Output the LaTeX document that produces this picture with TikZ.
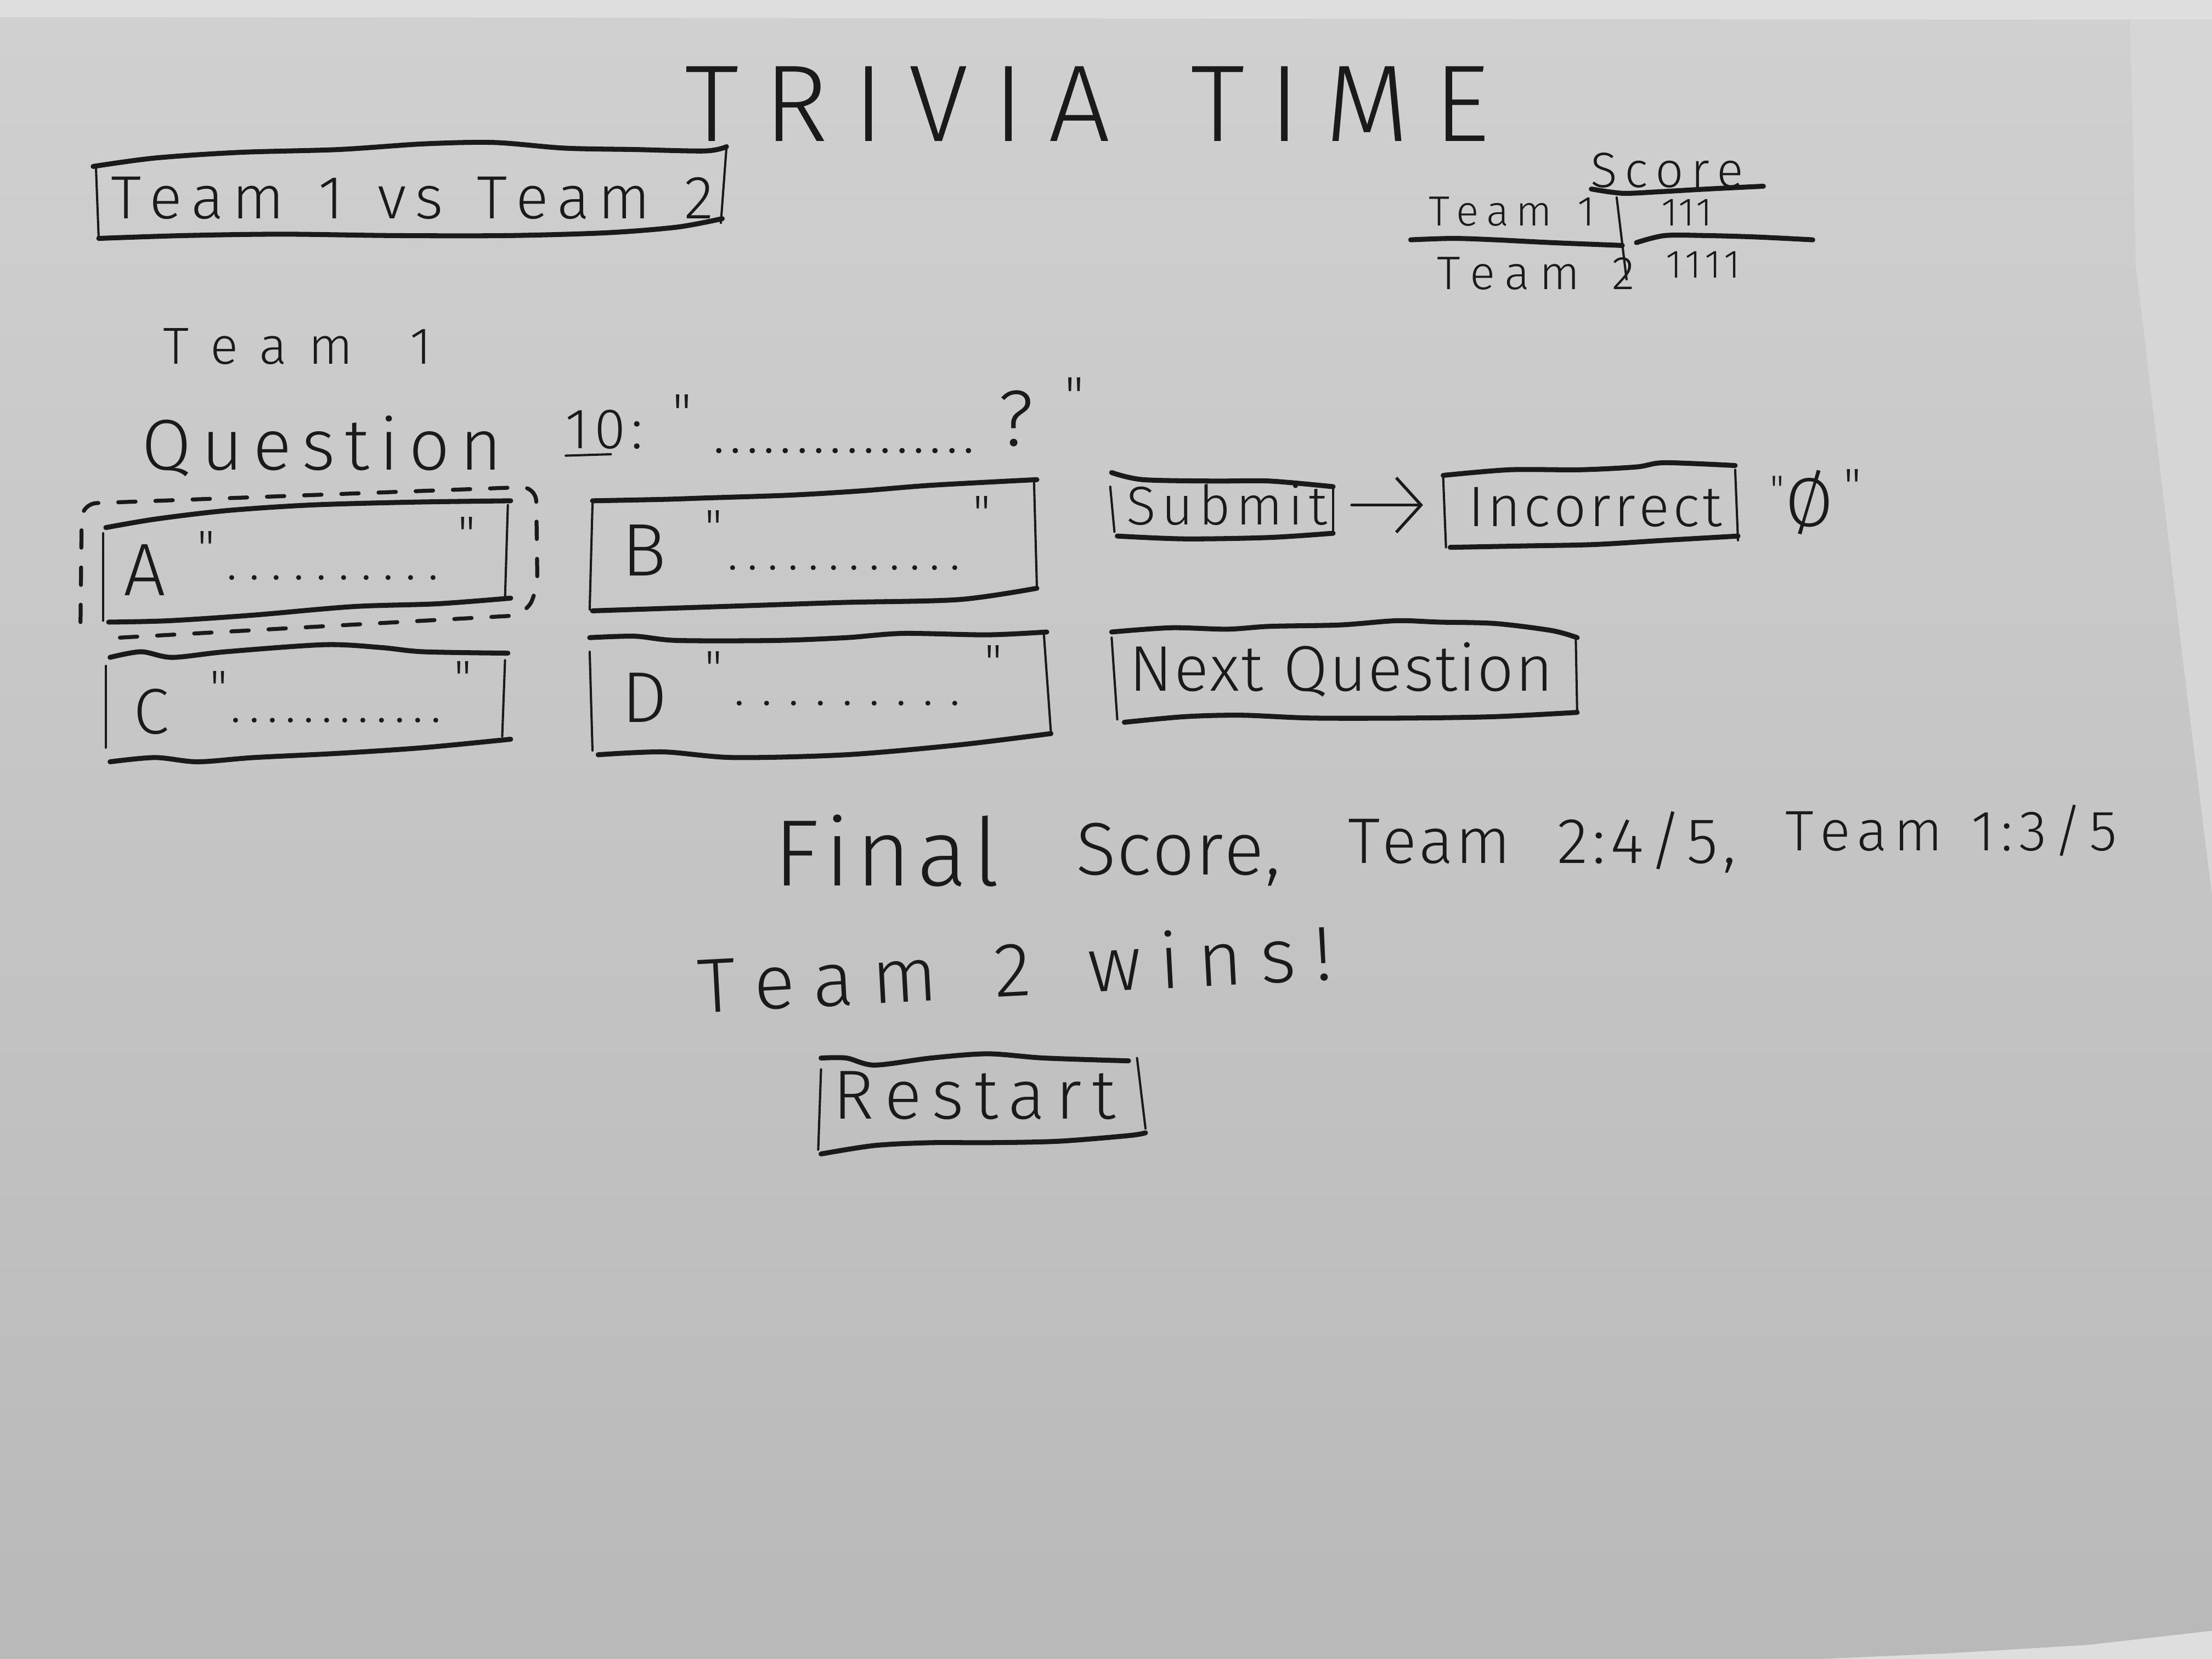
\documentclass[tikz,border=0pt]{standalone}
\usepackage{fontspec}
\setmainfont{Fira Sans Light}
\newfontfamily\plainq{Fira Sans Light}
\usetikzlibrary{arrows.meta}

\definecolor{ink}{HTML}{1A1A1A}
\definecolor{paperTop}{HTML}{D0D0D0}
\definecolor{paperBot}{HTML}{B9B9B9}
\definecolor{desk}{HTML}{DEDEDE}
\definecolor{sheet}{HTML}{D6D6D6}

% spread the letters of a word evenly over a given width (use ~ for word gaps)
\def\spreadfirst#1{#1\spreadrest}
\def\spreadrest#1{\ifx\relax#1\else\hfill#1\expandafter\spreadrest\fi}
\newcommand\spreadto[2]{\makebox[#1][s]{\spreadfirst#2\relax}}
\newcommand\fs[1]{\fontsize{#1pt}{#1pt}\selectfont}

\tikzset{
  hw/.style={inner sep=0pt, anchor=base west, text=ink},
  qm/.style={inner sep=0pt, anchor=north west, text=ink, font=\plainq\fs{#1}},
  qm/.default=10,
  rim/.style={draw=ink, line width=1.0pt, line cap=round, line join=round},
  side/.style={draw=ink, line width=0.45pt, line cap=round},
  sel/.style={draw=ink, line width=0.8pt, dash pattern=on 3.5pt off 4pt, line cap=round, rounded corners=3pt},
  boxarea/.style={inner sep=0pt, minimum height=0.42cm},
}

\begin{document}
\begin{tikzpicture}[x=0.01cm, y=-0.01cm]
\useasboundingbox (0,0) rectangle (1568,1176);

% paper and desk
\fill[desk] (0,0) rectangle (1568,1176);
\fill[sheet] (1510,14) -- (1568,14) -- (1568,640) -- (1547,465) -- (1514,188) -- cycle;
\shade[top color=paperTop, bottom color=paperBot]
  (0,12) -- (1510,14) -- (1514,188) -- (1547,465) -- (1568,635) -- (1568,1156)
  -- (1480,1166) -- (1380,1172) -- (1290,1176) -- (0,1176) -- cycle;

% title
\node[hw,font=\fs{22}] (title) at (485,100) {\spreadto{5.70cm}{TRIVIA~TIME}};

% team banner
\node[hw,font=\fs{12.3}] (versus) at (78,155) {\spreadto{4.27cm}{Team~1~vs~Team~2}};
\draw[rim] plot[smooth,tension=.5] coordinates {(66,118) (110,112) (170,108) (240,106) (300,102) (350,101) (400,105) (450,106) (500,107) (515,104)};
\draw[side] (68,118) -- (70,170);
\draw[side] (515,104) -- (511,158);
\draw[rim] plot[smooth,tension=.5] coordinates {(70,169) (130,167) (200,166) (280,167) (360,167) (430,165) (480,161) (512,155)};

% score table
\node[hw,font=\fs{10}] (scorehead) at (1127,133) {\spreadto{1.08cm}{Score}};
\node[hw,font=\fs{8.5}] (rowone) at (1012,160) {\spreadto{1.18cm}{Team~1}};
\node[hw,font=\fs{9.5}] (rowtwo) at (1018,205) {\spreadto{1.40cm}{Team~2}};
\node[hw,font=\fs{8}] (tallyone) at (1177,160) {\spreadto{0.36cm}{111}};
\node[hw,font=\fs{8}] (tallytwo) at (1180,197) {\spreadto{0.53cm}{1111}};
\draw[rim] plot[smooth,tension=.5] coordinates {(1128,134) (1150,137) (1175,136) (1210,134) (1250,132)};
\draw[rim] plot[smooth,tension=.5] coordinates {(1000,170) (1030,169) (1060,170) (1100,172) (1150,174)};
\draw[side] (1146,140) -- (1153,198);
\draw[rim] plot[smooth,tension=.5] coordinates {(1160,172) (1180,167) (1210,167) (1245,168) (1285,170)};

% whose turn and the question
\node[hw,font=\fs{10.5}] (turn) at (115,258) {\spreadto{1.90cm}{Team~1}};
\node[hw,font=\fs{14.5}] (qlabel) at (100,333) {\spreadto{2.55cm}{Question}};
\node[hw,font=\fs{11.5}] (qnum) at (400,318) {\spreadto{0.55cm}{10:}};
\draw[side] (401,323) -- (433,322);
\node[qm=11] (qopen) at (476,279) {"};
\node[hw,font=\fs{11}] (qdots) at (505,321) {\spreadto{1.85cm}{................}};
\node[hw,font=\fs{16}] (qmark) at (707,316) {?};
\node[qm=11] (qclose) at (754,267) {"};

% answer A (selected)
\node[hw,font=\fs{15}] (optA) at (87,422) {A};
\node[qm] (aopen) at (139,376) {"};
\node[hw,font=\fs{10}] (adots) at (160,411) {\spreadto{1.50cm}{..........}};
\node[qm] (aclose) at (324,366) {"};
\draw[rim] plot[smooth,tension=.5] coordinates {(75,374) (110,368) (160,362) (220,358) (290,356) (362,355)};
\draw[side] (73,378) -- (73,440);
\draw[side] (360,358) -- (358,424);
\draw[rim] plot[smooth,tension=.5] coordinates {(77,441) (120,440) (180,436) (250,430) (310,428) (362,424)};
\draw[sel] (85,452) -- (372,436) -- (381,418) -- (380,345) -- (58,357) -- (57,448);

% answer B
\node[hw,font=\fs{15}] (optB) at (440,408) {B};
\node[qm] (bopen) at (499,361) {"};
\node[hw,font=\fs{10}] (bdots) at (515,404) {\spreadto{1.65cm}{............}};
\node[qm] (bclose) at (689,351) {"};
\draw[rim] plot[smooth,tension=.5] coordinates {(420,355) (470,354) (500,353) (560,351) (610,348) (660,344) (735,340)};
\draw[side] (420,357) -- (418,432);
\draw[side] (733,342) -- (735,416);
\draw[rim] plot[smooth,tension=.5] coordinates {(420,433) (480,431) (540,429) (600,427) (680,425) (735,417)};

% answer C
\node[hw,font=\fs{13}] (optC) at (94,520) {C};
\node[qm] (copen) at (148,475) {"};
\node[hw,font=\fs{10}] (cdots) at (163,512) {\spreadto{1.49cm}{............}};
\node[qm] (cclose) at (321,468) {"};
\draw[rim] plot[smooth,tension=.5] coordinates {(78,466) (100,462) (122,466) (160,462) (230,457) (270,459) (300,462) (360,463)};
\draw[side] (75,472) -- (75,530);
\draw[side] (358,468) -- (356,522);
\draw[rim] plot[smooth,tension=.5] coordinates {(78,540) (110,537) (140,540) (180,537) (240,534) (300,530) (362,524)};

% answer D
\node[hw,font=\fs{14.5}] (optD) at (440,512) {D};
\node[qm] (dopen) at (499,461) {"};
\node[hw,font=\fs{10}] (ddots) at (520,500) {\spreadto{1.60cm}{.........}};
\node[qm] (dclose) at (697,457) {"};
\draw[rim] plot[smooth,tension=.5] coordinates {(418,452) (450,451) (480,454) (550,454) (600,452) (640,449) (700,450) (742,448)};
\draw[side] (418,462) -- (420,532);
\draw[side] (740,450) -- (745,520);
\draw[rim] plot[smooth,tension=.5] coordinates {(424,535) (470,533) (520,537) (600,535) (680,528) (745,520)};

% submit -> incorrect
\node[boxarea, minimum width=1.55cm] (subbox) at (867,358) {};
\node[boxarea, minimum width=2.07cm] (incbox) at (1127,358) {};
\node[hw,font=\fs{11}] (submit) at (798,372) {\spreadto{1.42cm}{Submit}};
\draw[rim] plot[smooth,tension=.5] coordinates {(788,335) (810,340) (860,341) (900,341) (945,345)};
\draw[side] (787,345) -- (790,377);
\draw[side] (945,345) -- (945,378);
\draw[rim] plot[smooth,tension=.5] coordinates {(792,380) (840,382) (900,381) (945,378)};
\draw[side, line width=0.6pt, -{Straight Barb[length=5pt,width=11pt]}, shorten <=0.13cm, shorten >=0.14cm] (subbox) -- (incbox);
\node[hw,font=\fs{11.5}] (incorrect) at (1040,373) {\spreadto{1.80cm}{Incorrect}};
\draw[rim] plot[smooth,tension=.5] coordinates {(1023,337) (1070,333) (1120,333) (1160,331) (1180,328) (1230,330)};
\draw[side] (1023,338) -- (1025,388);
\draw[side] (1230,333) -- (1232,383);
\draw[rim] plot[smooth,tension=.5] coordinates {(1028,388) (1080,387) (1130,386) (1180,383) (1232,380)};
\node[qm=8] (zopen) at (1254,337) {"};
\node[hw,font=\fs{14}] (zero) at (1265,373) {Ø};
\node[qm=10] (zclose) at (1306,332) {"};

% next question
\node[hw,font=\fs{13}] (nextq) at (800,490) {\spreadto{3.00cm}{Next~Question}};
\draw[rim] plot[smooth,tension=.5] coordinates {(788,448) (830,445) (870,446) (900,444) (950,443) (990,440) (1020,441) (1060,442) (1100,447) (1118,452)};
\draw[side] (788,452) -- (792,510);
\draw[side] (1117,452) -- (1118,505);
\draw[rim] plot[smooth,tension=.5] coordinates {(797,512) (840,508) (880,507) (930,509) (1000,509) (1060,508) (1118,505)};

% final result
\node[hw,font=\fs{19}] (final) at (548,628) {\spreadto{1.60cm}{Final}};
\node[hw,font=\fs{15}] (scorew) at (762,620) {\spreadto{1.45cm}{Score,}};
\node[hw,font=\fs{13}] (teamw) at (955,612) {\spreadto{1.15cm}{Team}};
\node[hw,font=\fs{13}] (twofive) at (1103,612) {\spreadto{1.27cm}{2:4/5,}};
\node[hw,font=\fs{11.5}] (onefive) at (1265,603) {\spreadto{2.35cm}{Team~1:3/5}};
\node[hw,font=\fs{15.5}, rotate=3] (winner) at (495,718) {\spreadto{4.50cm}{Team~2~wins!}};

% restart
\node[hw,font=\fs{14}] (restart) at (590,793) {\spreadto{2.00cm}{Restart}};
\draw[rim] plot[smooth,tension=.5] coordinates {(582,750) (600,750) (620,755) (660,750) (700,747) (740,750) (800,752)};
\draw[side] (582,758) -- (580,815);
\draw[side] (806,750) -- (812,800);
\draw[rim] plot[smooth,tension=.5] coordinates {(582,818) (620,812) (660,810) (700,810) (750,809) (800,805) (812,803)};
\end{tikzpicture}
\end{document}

▸ **Exercise**
Only the lines from the start of the material through the line containing "(title) at (485,100)" should be transcribed. Pictures stay out.

▸ **Exercise solution**
Output the LaTeX document that produces this picture with TikZ.
\documentclass[tikz,border=0pt]{standalone}
\usepackage{fontspec}
\setmainfont{Fira Sans Light}
\newfontfamily\plainq{Fira Sans Light}
\usetikzlibrary{arrows.meta}

\definecolor{ink}{HTML}{1A1A1A}
\definecolor{paperTop}{HTML}{D0D0D0}
\definecolor{paperBot}{HTML}{B9B9B9}
\definecolor{desk}{HTML}{DEDEDE}
\definecolor{sheet}{HTML}{D6D6D6}

% spread the letters of a word evenly over a given width (use ~ for word gaps)
\def\spreadfirst#1{#1\spreadrest}
\def\spreadrest#1{\ifx\relax#1\else\hfill#1\expandafter\spreadrest\fi}
\newcommand\spreadto[2]{\makebox[#1][s]{\spreadfirst#2\relax}}
\newcommand\fs[1]{\fontsize{#1pt}{#1pt}\selectfont}

\tikzset{
  hw/.style={inner sep=0pt, anchor=base west, text=ink},
  qm/.style={inner sep=0pt, anchor=north west, text=ink, font=\plainq\fs{#1}},
  qm/.default=10,
  rim/.style={draw=ink, line width=1.0pt, line cap=round, line join=round},
  side/.style={draw=ink, line width=0.45pt, line cap=round},
  sel/.style={draw=ink, line width=0.8pt, dash pattern=on 3.5pt off 4pt, line cap=round, rounded corners=3pt},
  boxarea/.style={inner sep=0pt, minimum height=0.42cm},
}

\begin{document}
\begin{tikzpicture}[x=0.01cm, y=-0.01cm]
\useasboundingbox (0,0) rectangle (1568,1176);

% paper and desk
\fill[desk] (0,0) rectangle (1568,1176);
\fill[sheet] (1510,14) -- (1568,14) -- (1568,640) -- (1547,465) -- (1514,188) -- cycle;
\shade[top color=paperTop, bottom color=paperBot]
  (0,12) -- (1510,14) -- (1514,188) -- (1547,465) -- (1568,635) -- (1568,1156)
  -- (1480,1166) -- (1380,1172) -- (1290,1176) -- (0,1176) -- cycle;

% title
\node[hw,font=\fs{22}] (title) at (485,100) {\spreadto{5.70cm}{TRIVIA~TIME}};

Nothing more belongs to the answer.